If two charges are both stationary in a given inertial frame, F1, then neither charge should experience a magnetic force due to the presence of the other charge (qv = 0). If we accelerate one charge, but not the other, then again, neither charge should experience a magnetic force, since only one charge has a non-zero velocity as measured in that inertial frame, meaning the other, stationary charge will experience no force in the magnetic field of the moving charge.
Now imagine that we are riding along as part of another inertial frame, F2, and that the first inertial frame discussed above that contains the two electrons F1, is traveling at a relative velocity of v from our perspective (i.e., it’s moving faster than us). Now imagine that we fire two electrons from our inertial frame F2, towards F1, one that travels at a velocity of v from our perspective, thereby traveling at the same velocity as the electron that appeared stationary in F1, and another that travels at the same velocity as the second, "faster" electron.
From our perspective in F2, both electrons have a non-zero velocity: the “slow one” traveling at a velocity of v, and the “fast one” traveling a bit faster than that.
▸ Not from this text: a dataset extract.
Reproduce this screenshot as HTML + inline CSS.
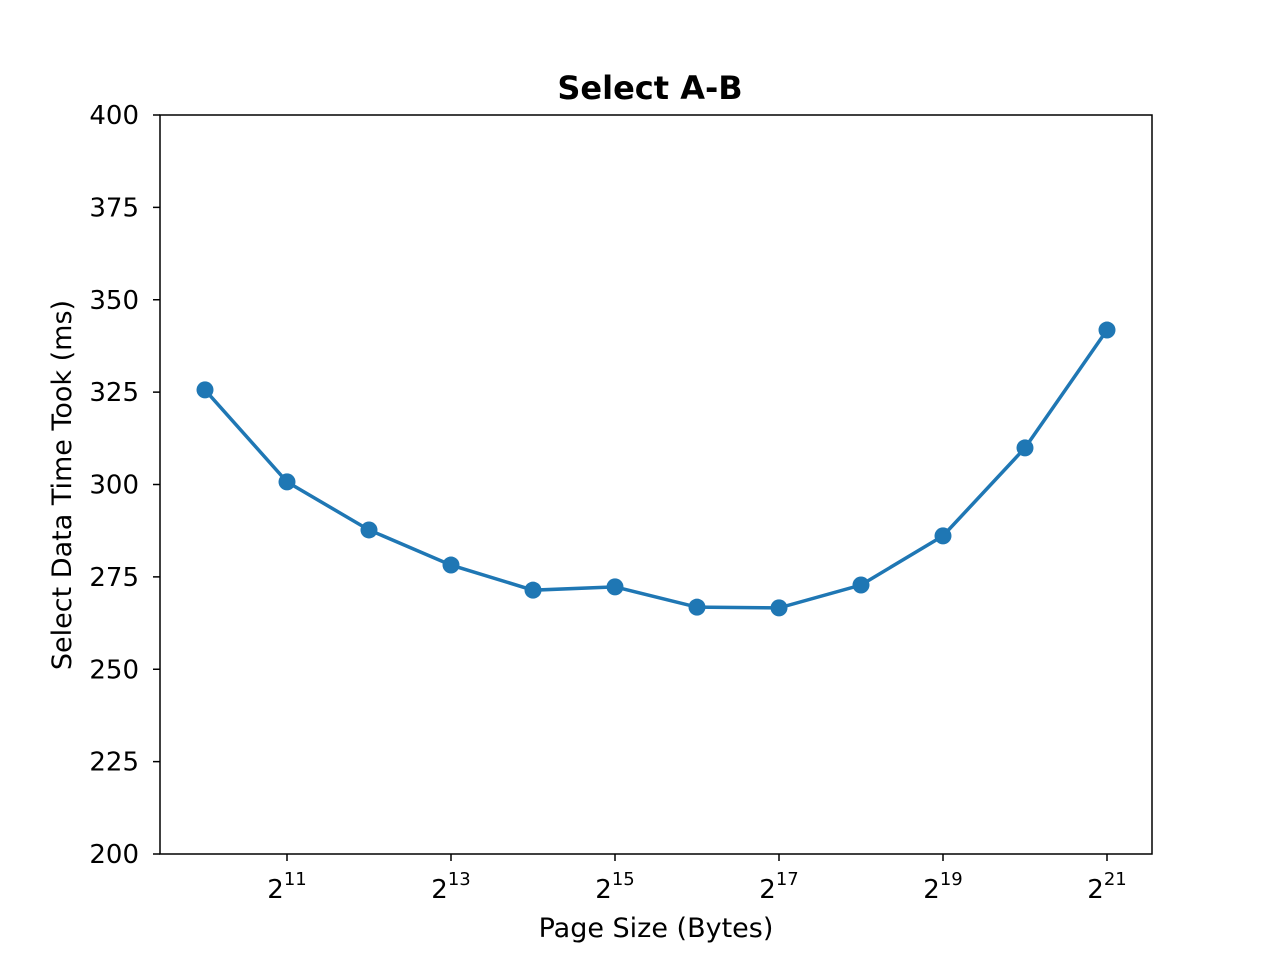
<!DOCTYPE html>
<html><head><meta charset="utf-8"><style>
body{margin:0;background:#fff;}
text{font-family:"DejaVu Sans","Liberation Sans",sans-serif;fill:#000;}
</style></head><body>
<svg id="chart" width="1280" height="960" xmlns="http://www.w3.org/2000/svg">
<rect width="1280" height="960" fill="#fff"/>
<text x="650" y="99" text-anchor="middle" font-size="32" font-weight="bold">Select A-B</text>
<g id="yticks"></g><g id="xticks"></g>
<polyline id="line" fill="none" stroke="#1f77b4" stroke-width="3.5"/>
<g id="points"></g>
<rect x="160" y="115" width="992" height="739" fill="none" stroke="#000" stroke-width="1.5"/>
<text x="656" y="937" text-anchor="middle" font-size="27">Page Size (Bytes)</text>
<text transform="translate(71,485) rotate(-90)" text-anchor="middle" font-size="27">Select Data Time Took (ms)</text>
</svg>
<script>
const exponents=[10,11,12,13,14,15,16,17,18,19,20,21];
const values=[325.6,300.7,287.7,278.2,271.4,272.3,266.8,266.6,272.8,286.1,309.9,341.8];
const yTicks=[200,225,250,275,300,325,350,375,400];
const xTickExps=[11,13,15,17,19,21];
const NS="http://www.w3.org/2000/svg";
const L=160,R=1152,T=115,B=854;
const xs=e=>205+(e-10)*82;
const ys=v=>B-(v-200)/200*(B-T);
function mk(tag,attrs,parent){const el=document.createElementNS(NS,tag);for(const k in attrs)el.setAttribute(k,attrs[k]);parent.appendChild(el);return el;}
const yg=document.getElementById('yticks');
yTicks.forEach(v=>{const y=ys(v);
 const l=mk('line',{x1:L-7,x2:L,y1:y,y2:y,stroke:'#000','stroke-width':1.5},yg);
 
 
 const t=mk('text',{x:L-21,y:y+9,'text-anchor':'end','font-size':26},yg);t.textContent=v;
 
 });
const xg=document.getElementById('xticks');
xTickExps.forEach(e=>{const x=xs(e);
 const l=mk('line',{x1:x,x2:x,y1:B,y2:B+7,stroke:'#000','stroke-width':1.5},xg);
 
 
 const t=mk('text',{x:x,y:B+44,'text-anchor':'middle','font-size':26},xg);
 
 
 t.innerHTML='2<tspan font-size="18" dy="-13">'+e+'</tspan>';});
document.getElementById('line').setAttribute('points',exponents.map((e,i)=>xs(e)+','+ys(values[i])).join(' '));
const pg=document.getElementById('points');
exponents.forEach((e,i)=>{const c=mk('circle',{cx:xs(e),cy:ys(values[i]),r:8.5,fill:'#1f77b4'},pg);
 
 });
</script>
</body></html>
From our perspective, in F2, both electrons should experience a magnetic force of attraction due to their non-zero velocities in non-zero magnetic fields, which would change the path of those electrons from the perspective of both inertial frames.
However, from the perspective of F1, the “slow” electron is stationary, and should not experience any magnetic force in any magnetic field.
This seems to not make sense - what would happen as an experimental matter?